The UK Government Makes UK Tourism Travel Sick

“Following the science” has been the mantra of the British government throughout the Covid-19 pandemic. Although there is an ongoing debate as to what that actually means, it remains a good sound bite and – sort of – rings true. Where it seems utter nonsense, however, is in regard to the 14-day quarantine rule for visitors that came into effect across the United Kingdom last week.

That rule means that anyone who lands at a British airport or arrives at a British port would need to self isolate for 14 days. Now which visitor, especially a tourist, has the time, the means and patience to sit in a hotel room or worse for two weeks waiting to start their holiday or visit? Yes, you’re thinking what I’m thinking: forget that! Why spend two weeks in a holding center outside London going slowly stir crazy when you can breeze into Paris or Rome or anywhere else on the Continent. The irony of ironies being that those countries on the Continent have lower infection rates for Covid-19 than is currently the case in the UK.

This new 14-day quarantine rule will cripple not just the already frozen travel sector but also the UK’s tourism industry. Furthermore, the government implementing it has not been able to detail any scientific evidence to support this drastic move. So much so, the government’s chief scientific adviser, Sir Patrick Vallance, has not endorsed it, instead, putting the onus back on the politicians saying with uncharacteristic vagueness: ‘They make the policy, and they make the timing decisions.’

What he failed to say is that politicians can make bad, even disastrous, decisions.
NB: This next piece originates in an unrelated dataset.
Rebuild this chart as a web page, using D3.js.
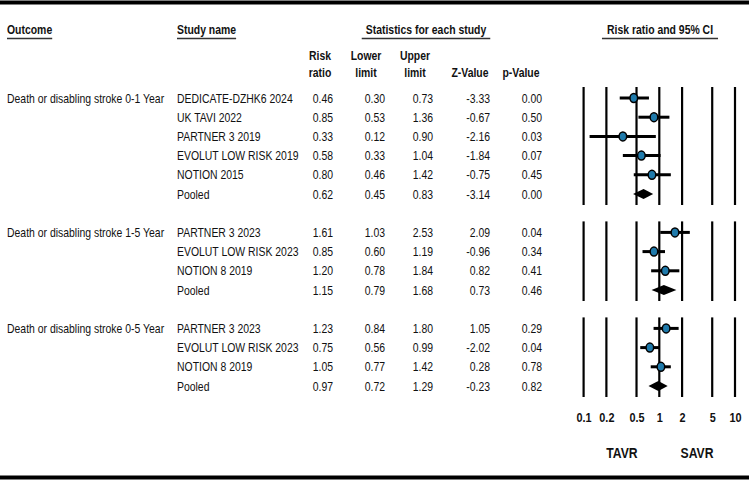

Looking on in amazement at this latest government edict are the nation’s hoteliers and bed and breakfast owners, to say nothing of the residents of the thousands of towns and remote villages that depend on tourism to survive. The reason for their amazement is a simple one. Why at the height of the pandemic were the UK borders open with all and sundry let in without as much as a temperature check and now with the virus receding does the government effectively close the frontier by quarantining everyone who wants to come into Britain!

Such a random decision may be unpopular as well as illogical but it has other longer-term effects too – and they’re all bad. Tourism contributes £106 billion to the British economy and employs 2.6 million Britons. Until the pandemic this was a growing and lucrative sector of the UK economy. There was a hope, now forlorn, that by 2025 this sector would be worth more than £257 billion to UK economy. No small sum, in fact, that is worth approximately 10% of the UK’s current GDP. Now, however, in the short term alone, Visit Britain estimates £19.7 billion could be lost to the economy because of the pandemic.

The virus and the havoc it has wrought is bad enough. However, this one decision to quarantine visitors to the UK would seem to be adding salt to the already raw wounds not just of the hard hit travel and tourism sector but to the whole British economy. Britain as much as Italy or Spain needs visitors, and their dollars and Euros. This action of preventing visitors coming smacks of defeatism and also, more worrying still, shooting oneself in the foot.

There is one glimmer of hope though, if a slight one. From 29 June, it is expected that a number of so-called ‘air bridges’ will be set up with countries that now have low infection rates, countries such as France, Greece, Italy, Spain and Portugal. This would allow travel between these countries without the need to self-isolate.

This may just be a strategic move on the part of the UK government though. British Airways, Ryanair and Easy Jet have all threatened legal action against the government on account of the quarantine rules. A new grouping Quash Quarantine coalition, which represents some of the country’s largest hotel groups and tour operators, has also threatened legal action. All of this has put the current administration on the back foot, and rightly so as these companies may be big and represent wealthy clients but for all of them they are fighting for their survival, and when that happens people will do anything to keep their companies and livelihoods afloat.

The quarantine rules also smack of lazy if not cowardly thinking. Barriers if they need to be erected at all need to ensure that visitors from countries with high infection rates are monitored and if necessary quarantined. So I just fail to see the logic of quarantining visitors from all countries, and especially from countries where the infection rate is considerably lower than Britain’s, and that means most of the rest of Europe.

Old quarrels about Brexit need to be put aside for a pan-European consensus on dealing with the virus and the implications that flow from it. The whole idea of a ‘global Britain’ open for business is at stake here. The Continent needs British tourists and the UK needs visitors from Europe. It could be a ‘win-win’ scenario for all concerned. Yet the British government seems intent on forcing an illogical and ill thought through decision on its continental neighbors while at the same time wrecking the British tourism industry, and, unbelievably, without a shred of scientific evidence anywhere in sight to tell us why.